* _AIM_
Return only those lines from the line containing "Write the Plotly code for this chart." to the line containing "import plotly.graph_objects as go", both included, and please omit the pictures.

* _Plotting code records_

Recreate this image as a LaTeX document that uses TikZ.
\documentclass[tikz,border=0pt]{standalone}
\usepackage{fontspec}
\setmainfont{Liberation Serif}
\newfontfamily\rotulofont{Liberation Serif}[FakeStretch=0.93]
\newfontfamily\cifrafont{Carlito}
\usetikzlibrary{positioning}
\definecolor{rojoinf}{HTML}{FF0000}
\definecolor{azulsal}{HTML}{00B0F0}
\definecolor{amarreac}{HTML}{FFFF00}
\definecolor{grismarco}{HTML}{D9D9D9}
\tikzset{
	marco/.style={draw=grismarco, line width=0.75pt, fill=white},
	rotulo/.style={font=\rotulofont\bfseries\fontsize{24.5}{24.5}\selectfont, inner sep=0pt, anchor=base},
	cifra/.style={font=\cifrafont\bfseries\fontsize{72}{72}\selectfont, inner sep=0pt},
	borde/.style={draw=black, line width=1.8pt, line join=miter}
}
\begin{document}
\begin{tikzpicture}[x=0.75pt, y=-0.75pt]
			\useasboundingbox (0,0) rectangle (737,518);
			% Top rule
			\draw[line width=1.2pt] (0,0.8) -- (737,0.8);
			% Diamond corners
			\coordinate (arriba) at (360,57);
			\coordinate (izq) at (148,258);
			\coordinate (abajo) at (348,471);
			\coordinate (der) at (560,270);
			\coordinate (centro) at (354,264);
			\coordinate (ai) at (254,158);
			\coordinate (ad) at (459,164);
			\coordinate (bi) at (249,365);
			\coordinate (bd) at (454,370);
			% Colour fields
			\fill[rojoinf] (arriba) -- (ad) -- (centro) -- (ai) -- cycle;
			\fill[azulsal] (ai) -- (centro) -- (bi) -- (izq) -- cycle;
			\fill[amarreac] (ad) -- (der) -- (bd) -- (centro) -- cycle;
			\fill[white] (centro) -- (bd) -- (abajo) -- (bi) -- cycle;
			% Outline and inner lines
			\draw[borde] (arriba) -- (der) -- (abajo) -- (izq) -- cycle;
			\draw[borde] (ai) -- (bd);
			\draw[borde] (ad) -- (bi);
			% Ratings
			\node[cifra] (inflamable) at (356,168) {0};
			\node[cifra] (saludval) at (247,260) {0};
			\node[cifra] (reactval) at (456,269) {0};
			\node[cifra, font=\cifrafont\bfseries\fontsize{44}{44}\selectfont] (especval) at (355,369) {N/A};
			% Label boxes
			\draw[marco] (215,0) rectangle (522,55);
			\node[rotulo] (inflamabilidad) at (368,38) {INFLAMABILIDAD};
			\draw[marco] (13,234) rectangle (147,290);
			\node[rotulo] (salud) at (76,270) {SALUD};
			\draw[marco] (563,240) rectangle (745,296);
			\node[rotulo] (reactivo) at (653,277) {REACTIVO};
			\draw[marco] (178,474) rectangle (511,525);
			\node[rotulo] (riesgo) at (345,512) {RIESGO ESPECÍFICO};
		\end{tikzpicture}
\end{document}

* * *

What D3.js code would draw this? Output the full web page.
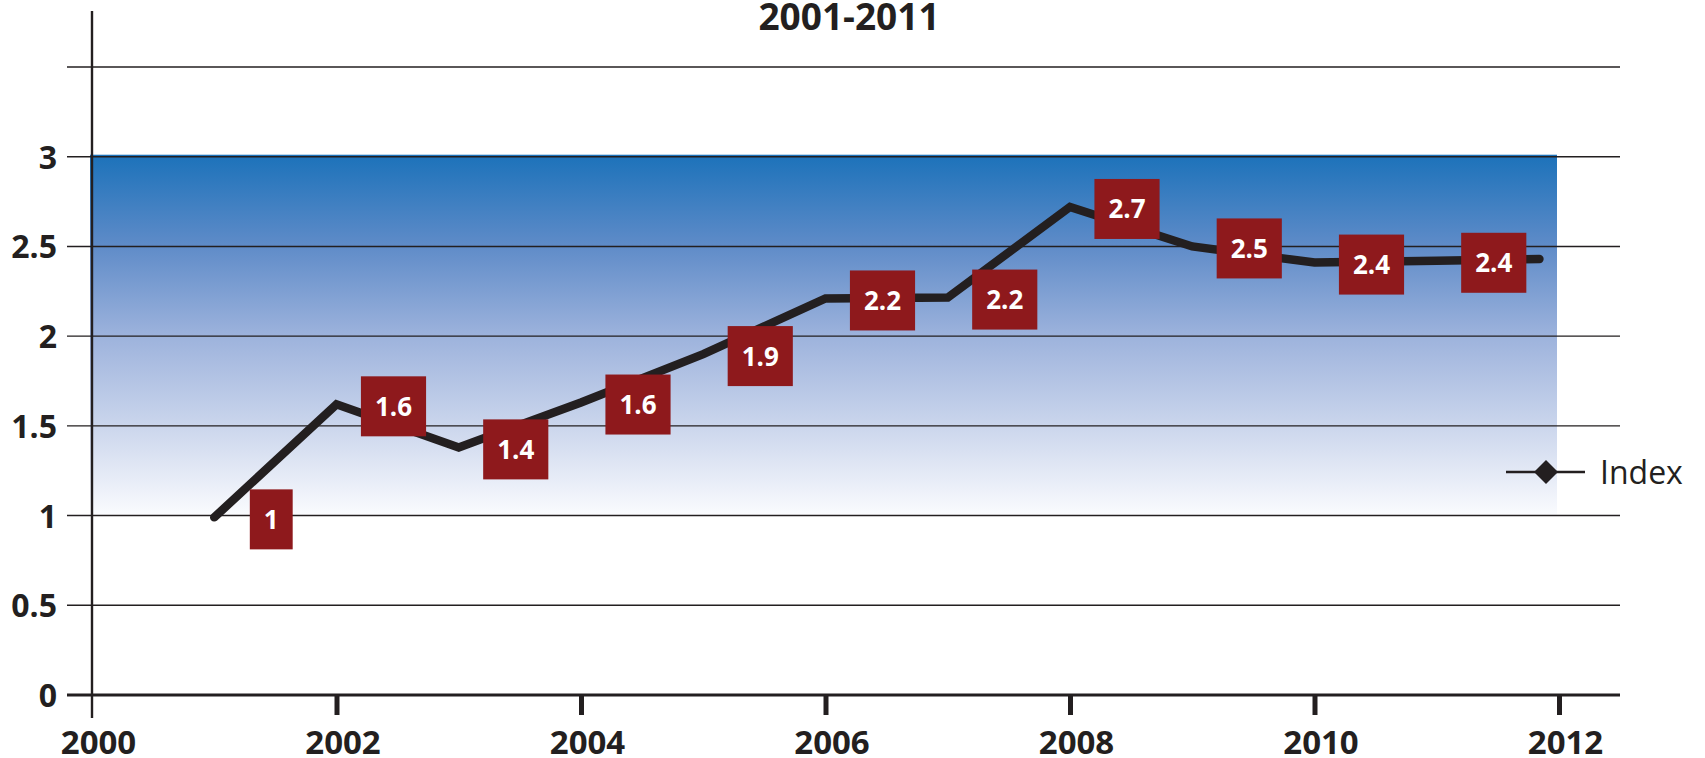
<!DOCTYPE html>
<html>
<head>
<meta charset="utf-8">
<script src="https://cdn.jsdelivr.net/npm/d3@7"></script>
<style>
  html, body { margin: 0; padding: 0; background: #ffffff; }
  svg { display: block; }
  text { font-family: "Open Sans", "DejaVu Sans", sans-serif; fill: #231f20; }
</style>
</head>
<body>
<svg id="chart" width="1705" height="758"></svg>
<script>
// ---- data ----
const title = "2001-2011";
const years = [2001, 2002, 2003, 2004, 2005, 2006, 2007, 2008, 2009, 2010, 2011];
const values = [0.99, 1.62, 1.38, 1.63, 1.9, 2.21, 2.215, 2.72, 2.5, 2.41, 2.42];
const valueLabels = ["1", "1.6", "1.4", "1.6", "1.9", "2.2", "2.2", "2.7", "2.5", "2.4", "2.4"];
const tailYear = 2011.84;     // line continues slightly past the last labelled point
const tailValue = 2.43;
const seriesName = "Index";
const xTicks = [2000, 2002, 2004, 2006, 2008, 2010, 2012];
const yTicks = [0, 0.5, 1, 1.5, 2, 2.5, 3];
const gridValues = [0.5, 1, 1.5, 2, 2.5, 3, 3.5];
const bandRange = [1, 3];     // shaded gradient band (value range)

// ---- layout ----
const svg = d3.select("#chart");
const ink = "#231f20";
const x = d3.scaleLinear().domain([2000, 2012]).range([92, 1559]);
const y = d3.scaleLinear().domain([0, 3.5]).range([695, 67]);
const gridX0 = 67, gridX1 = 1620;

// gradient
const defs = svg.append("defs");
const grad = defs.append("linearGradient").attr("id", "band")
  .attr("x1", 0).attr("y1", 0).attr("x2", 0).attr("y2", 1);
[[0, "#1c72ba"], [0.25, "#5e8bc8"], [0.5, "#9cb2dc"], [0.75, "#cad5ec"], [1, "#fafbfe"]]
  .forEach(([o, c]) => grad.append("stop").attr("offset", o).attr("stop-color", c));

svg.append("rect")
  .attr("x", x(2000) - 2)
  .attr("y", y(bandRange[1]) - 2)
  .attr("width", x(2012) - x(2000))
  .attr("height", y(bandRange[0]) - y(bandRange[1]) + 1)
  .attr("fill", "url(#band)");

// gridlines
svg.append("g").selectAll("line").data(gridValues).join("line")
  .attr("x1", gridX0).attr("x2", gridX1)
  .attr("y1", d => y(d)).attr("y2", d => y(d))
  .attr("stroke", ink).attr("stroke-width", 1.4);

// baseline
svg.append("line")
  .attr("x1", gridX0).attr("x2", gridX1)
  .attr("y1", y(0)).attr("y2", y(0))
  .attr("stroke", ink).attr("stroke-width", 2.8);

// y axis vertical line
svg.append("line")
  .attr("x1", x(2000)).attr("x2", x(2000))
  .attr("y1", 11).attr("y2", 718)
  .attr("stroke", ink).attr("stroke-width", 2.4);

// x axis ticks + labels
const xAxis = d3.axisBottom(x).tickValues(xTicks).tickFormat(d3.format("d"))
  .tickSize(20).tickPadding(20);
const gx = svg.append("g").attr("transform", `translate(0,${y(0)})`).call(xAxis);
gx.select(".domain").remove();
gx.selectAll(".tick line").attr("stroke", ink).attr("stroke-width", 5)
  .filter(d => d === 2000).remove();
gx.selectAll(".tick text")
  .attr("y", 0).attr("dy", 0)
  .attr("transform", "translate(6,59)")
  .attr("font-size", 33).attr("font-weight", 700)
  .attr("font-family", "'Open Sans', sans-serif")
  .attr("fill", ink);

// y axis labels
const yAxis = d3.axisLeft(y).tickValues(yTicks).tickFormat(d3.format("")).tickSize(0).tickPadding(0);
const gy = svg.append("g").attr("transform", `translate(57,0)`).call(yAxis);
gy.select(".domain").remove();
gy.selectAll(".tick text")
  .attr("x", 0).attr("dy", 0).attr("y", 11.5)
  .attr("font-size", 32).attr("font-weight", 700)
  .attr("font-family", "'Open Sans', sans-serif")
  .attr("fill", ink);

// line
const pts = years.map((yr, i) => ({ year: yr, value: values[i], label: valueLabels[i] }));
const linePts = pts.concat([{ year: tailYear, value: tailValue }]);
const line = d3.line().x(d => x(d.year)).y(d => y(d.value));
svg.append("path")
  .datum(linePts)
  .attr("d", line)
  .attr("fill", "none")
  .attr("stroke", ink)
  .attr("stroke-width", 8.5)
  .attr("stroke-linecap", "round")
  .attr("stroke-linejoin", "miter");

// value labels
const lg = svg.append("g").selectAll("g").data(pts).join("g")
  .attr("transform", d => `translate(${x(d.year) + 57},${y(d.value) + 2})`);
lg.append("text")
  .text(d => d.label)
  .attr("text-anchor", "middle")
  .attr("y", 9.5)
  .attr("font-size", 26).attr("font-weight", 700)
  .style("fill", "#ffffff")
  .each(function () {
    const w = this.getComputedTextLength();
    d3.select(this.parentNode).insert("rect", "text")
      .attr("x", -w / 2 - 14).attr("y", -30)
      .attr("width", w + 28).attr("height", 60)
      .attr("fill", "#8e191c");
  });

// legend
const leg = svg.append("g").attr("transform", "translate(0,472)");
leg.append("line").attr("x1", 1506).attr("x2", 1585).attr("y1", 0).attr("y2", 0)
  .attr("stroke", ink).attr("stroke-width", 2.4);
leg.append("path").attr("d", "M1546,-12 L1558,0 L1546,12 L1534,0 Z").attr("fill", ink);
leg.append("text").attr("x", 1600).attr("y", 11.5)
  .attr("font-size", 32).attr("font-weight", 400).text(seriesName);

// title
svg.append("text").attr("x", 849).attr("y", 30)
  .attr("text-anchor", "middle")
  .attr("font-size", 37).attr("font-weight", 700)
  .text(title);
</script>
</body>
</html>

--

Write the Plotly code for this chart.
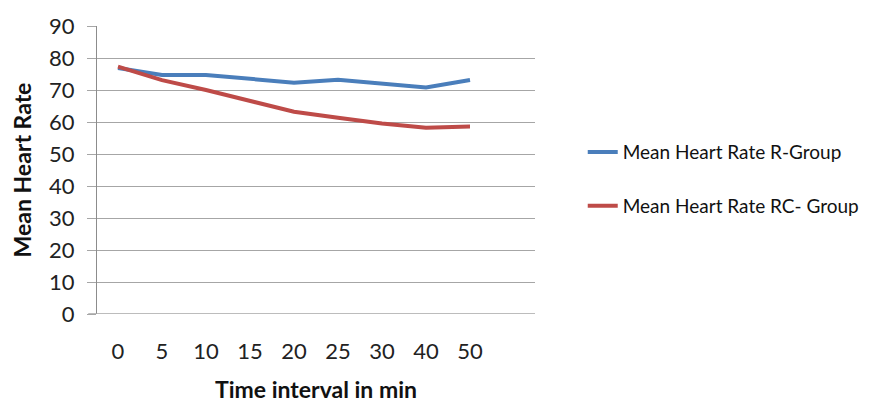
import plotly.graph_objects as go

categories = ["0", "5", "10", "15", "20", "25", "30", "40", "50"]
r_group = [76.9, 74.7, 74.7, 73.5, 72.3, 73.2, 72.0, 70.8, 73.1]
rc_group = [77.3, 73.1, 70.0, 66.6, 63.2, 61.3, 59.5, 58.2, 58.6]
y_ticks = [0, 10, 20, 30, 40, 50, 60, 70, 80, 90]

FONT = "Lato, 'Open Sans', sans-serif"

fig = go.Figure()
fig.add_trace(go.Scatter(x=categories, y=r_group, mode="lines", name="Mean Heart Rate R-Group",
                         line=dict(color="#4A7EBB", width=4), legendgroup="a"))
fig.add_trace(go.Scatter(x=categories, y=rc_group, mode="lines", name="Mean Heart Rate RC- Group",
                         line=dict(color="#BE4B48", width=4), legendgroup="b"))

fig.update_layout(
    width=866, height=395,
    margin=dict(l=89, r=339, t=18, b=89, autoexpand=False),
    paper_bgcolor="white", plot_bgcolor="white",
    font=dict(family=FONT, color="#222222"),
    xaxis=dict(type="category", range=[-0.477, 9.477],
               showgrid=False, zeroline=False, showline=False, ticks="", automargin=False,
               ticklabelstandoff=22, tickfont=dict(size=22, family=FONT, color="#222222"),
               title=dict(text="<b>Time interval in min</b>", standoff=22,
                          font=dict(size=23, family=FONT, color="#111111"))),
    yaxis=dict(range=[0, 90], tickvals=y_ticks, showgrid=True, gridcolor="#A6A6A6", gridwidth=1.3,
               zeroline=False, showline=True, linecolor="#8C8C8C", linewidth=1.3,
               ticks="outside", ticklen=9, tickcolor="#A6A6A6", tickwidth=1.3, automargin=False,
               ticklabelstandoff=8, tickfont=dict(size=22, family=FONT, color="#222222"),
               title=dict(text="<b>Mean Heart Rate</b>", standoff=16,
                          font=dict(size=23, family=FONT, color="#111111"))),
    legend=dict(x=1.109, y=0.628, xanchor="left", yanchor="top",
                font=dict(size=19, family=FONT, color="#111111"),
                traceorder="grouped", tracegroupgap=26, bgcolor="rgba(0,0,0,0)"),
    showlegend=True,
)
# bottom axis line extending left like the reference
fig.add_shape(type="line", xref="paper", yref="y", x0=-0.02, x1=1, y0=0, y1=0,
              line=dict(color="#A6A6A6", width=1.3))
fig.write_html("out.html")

* _THE REPLY_
Write the Plotly code for this chart.
import plotly.graph_objects as go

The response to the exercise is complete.